# Hunting > Taxidermy >  Taxidermists in Southland??

## 223nut

Anyone know of a good taxidermist down south? 

Its only taken me 5 years to get a decent buck thats worth mounting,  9 points in total but only just out of velvet

Hopefully the photos r going to show up...

----------


## Dundee

O'Rourkes taxidermy
I have used these guys awesome work.
Quality trophy taxidermists from Soutland, Canterbury - O&#39;Rourke Brothers

----------


## SiB

There's a business in Clinton but I can't say as to his quality or prices

----------


## 223nut

> There's a business in Clinton but I can't say as to his quality or prices



Been past that a few times and never seen any signs of life, closest i've found is in dunedin

----------


## deepsouthaussie

Pretty sure a bloke in Otatara does it. The name eludes me. Someone will chime in.

----------


## 223nut

> Pretty sure a bloke in Otatara does it. The name eludes me. Someone will chime in.
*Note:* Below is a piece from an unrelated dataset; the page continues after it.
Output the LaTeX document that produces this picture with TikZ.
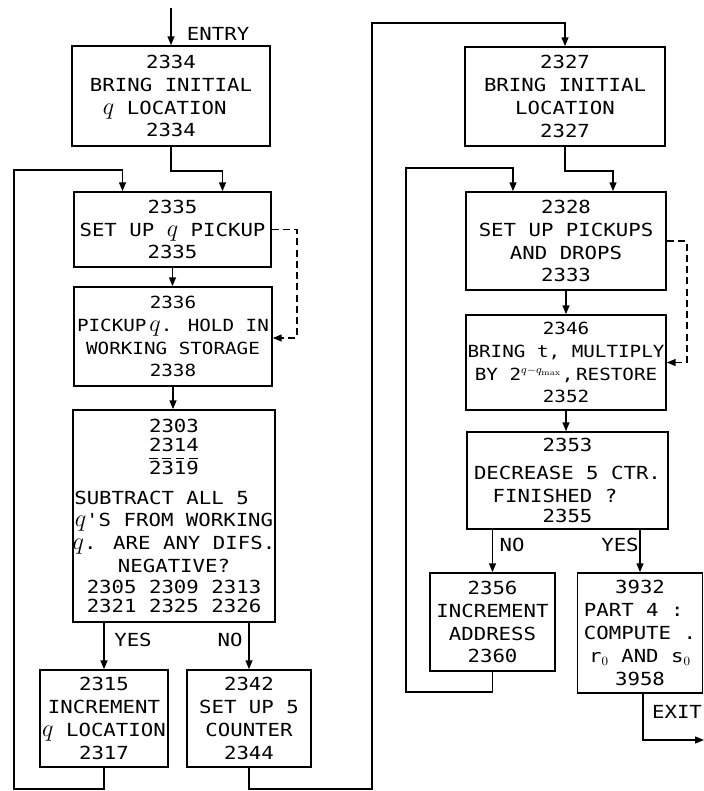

Dennis Collins, rumour has it he is super busy, only going to get busier with the roar, only other people are Steve abernethy in dunedin and Dave jocobs in Queenstown, really hoping to find someone in invers as its a pain in the a## going to Dunedin or qtown for a day trip from Stewart Island!

----------


## deepsouthaussie

That's the one! Surely worth the call anyway.

----------


## stug

Just courier it.

----------


## 223nut

Dennis is going to do it for me.

He suggested going down the dorsal stripe from between his antlers to ribs and leaving legs as socks, but all the videos online are showing from knees up past elbows and to ribs and leaving the neck skin entire.

Anyone got any advice on which way is better?

----------


## R93

His way.

Sent from my SM-G900F using Tapatalk

----------


## MDub

It's better not to cut it, the taxidermist can cut it later if they need to. They won't be happy about the cut on the base of the neck lol.

----------


## 223nut

Cant believe it, was hoping for a yewrling.... And get a 10pointer! Pics tomorrow

----------


## 223nut

Horrible photo but its dark and adreneline is stil pumping

----------


## 223nut

More pictures as promised. No cut on the base of the neck this time!

----------


## puku

> Attachment 47167Attachment 47168
> 
> More pictures as promised. No cut on the base of the neck this time!


Wahoo that's an awesome one! Good bush coloring in the boney bits too!

Looks like an old fella also 
Sent from my SM-G900F using Tapatalk

----------


## 223nut

Just got them scored, 120 to classify as 'trophy' best ever is 180. The 10pt came out at 110 and the 9pt 131 so pretty stoked.

@ puku yeah he is an old one, gong grey... Know the feeling

----------


## 223nut

Bumping thread, all packed away for the ferry, pics to one if he gets unpacked tonight. Then convincing the interior decorator it needs to live in the living room! Sun damage right.......

----------


## 223nut

Pics as promised, headed it to the living room!!!

Really happy with how he came out, now the the chamoi tahr and fallow to join him

----------


## blake

What a beauty! Thats gotta take pride of place in the house.Well done man.

Sent from my SM-G935F using Tapatalk

----------


## 223nut

If anyone wants the taxidermist details pm me!

More than happy to take extra pics, I'm really impressed!

----------


## MassiveAttack

Thats a nice rack.  Don't cut the throat on a trophy....

+1 for O'Rourke Brothers, they are lifelong family friends and do good work.

----------


## veitnamcam

Shit hot well done!

how about a pick more from the side?

----------


## 223nut

> Thats a nice rack.  Don't cut the throat on a trophy....
> 
> +1 for O'Rourke Brothers, they are lifelong family friends and do good work.


Cut the throat on the 9pointer I got two days before this guy and learnt my lesson, was a good week  :Thumbsup:

----------


## 223nut

@veitnamcam can't take pic from other side as the background a mess!

----------


## veitnamcam

> Attachment 56121 @veitnamcam can't take pic from other side as the background a mess!


Nice Buck and mount mate.

----------


## 223nut

> Nice Buck and mount mate.


Cheers

----------


## veitnamcam

> Cheers


I hope to hunt them one day and I will be hitting you up for tips :Wink:  :Thumbsup:

----------


## moose272

Nice bucks!! well done :Thumbsup:

----------


## 223nut

> Nice bucks!! well done


Thanks, kinda annoying have him on the wall and an empty freezer though!

----------